PROBLEM TO WORK ON
Output a verbatim copy of the data, cut off after the line that contains "80, 90, 100];".
— start of DATA PROVIDED —
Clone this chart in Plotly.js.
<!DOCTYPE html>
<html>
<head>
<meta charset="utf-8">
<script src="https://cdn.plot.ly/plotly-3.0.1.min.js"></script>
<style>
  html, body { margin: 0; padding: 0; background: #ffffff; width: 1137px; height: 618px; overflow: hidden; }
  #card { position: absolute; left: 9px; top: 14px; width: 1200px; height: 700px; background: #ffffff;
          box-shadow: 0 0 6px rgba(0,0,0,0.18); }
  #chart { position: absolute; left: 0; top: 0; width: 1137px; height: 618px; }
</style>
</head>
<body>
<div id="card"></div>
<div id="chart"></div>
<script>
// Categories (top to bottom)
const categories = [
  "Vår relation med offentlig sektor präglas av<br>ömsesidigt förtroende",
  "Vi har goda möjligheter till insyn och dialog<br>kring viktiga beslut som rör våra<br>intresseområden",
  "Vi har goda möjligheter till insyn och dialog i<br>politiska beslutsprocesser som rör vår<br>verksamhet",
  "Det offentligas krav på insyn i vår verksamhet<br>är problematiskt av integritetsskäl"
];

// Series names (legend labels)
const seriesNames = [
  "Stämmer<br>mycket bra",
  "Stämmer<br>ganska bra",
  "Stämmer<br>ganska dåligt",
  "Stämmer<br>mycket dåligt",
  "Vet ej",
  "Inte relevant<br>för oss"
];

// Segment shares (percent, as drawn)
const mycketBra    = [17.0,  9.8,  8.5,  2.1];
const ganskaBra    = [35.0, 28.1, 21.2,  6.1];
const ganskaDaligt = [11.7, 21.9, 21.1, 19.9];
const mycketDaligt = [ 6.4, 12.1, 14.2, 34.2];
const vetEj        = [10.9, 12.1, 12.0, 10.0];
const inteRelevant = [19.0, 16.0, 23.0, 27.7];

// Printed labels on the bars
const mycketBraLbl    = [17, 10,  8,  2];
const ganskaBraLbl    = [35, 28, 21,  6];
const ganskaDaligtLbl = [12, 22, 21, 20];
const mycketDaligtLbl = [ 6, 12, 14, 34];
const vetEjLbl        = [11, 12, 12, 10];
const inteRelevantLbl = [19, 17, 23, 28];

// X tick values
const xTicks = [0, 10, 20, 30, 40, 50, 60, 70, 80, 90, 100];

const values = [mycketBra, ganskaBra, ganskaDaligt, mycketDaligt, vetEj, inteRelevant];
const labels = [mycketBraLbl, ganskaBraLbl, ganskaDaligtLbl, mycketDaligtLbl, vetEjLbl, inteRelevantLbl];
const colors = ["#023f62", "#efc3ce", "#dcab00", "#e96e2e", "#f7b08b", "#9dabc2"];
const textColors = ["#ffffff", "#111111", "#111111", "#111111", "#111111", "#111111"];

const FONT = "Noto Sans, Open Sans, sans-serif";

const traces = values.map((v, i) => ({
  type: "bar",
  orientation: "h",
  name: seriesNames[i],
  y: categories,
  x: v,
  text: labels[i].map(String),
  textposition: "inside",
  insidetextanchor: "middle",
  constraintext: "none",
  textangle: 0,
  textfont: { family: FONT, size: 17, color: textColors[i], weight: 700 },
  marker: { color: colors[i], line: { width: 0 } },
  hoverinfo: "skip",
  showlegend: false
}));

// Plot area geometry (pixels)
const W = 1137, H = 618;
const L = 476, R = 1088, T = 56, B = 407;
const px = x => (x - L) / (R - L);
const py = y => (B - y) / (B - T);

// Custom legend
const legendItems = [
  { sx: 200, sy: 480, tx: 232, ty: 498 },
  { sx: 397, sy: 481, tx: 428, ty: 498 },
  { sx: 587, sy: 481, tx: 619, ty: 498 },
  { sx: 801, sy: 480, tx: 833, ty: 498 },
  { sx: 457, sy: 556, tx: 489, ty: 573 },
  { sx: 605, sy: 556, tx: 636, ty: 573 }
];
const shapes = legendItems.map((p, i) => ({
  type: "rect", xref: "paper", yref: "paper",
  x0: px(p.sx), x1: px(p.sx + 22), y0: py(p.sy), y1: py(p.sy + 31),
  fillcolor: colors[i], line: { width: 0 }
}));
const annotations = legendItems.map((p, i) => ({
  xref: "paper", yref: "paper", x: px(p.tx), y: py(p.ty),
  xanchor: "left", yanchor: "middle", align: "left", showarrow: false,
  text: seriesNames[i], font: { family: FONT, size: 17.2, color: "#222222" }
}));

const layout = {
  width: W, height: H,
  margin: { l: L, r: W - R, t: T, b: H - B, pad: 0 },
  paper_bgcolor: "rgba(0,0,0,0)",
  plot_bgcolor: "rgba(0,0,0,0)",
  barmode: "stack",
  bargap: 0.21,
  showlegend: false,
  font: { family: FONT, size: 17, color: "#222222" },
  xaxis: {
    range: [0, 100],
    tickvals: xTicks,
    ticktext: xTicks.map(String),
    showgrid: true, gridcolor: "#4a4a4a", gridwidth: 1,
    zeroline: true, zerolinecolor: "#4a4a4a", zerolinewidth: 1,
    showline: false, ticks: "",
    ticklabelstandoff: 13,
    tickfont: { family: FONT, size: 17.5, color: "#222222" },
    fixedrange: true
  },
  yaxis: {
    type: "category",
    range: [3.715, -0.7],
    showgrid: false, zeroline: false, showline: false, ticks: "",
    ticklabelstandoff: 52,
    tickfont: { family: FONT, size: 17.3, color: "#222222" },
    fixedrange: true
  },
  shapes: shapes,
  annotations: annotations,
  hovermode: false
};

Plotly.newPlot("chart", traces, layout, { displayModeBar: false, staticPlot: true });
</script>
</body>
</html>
— end of DATA PROVIDED —
SOLUTION FOR THIS EXERCISE
Clone this chart in Plotly.js.
<!DOCTYPE html>
<html>
<head>
<meta charset="utf-8">
<script src="https://cdn.plot.ly/plotly-3.0.1.min.js"></script>
<style>
  html, body { margin: 0; padding: 0; background: #ffffff; width: 1137px; height: 618px; overflow: hidden; }
  #card { position: absolute; left: 9px; top: 14px; width: 1200px; height: 700px; background: #ffffff;
          box-shadow: 0 0 6px rgba(0,0,0,0.18); }
  #chart { position: absolute; left: 0; top: 0; width: 1137px; height: 618px; }
</style>
</head>
<body>
<div id="card"></div>
<div id="chart"></div>
<script>
// Categories (top to bottom)
const categories = [
  "Vår relation med offentlig sektor präglas av<br>ömsesidigt förtroende",
  "Vi har goda möjligheter till insyn och dialog<br>kring viktiga beslut som rör våra<br>intresseområden",
  "Vi har goda möjligheter till insyn och dialog i<br>politiska beslutsprocesser som rör vår<br>verksamhet",
  "Det offentligas krav på insyn i vår verksamhet<br>är problematiskt av integritetsskäl"
];

// Series names (legend labels)
const seriesNames = [
  "Stämmer<br>mycket bra",
  "Stämmer<br>ganska bra",
  "Stämmer<br>ganska dåligt",
  "Stämmer<br>mycket dåligt",
  "Vet ej",
  "Inte relevant<br>för oss"
];

// Segment shares (percent, as drawn)
const mycketBra    = [17.0,  9.8,  8.5,  2.1];
const ganskaBra    = [35.0, 28.1, 21.2,  6.1];
const ganskaDaligt = [11.7, 21.9, 21.1, 19.9];
const mycketDaligt = [ 6.4, 12.1, 14.2, 34.2];
const vetEj        = [10.9, 12.1, 12.0, 10.0];
const inteRelevant = [19.0, 16.0, 23.0, 27.7];

// Printed labels on the bars
const mycketBraLbl    = [17, 10,  8,  2];
const ganskaBraLbl    = [35, 28, 21,  6];
const ganskaDaligtLbl = [12, 22, 21, 20];
const mycketDaligtLbl = [ 6, 12, 14, 34];
const vetEjLbl        = [11, 12, 12, 10];
const inteRelevantLbl = [19, 17, 23, 28];

// X tick values
const xTicks = [0, 10, 20, 30, 40, 50, 60, 70, 80, 90, 100];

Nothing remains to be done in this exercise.